The create property specifies whether a file which does not already exist should be created. That's right: one creates and opens a file in a single step. If you only want to create a file, you must endure having opened it at the same time. In combination with some additional properties, this helps make race conditions less likely when you're using the file system as a communications medium. If the create property is absent and the file does not yet exist, openFile throws an exception. If it is present, it may take several forms.

If the create property is a boolean, then it merely specifies whether the file should be created as described above. If the create property is an object, and the object is empty, it has the same effect as a boolean true.

If the create object contains a must property, this property is a boolean which specifies whether openFile must successfully create the file. In other words, if the file already exists, openFile will throw an exception. This is useful when you are using the file as a signifier for exclusive access to a directory or in some other communications scheme that requires atomic exclusion.

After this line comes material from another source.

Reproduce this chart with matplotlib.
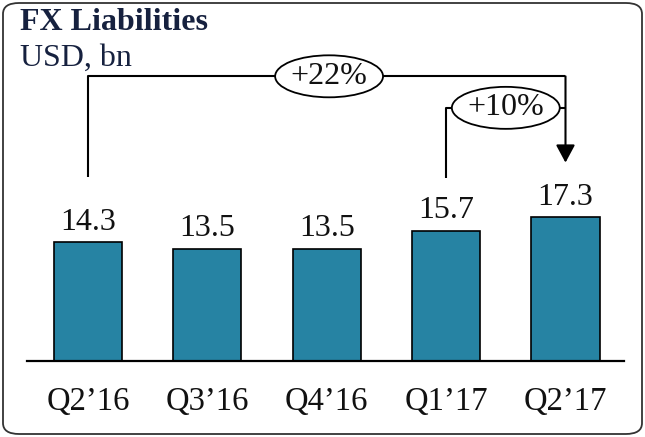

If the create object contains a readOnly property, this specifies that subsequent attempts to open the file for writing will fail. (On UNIX, this corresponds roughly to chmod u-r.) The readOnly property has no effect on the the present call to openFile.

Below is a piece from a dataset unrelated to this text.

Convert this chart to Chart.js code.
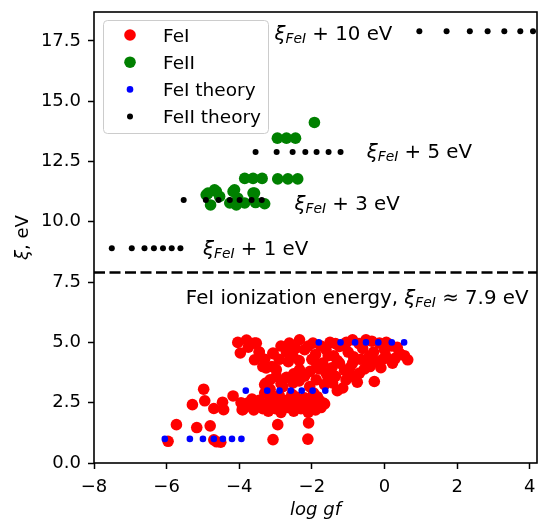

So let's suppose you've called openFile and it didn't throw an exception; what now? openFile has returned to its caller an object, and this object has several properties.

The simplest one is encoding. This is the name of the character encoding to use with this file. You can change encoding to any of the names supported by your local implementation of iconv. (I'll get around to making a list of common names eventually. For now, the only encoding actually supported is UTF-8, which is also the default.) When reading from or writing to the file, characters are automagically converted between this encoding and the JavaScript encoding, which is UTF-16. You can change encoding at any time, but you do need to be sure that the file you are reading or writing is encoded accordingly. (Generally, a given file will have just one encoding.)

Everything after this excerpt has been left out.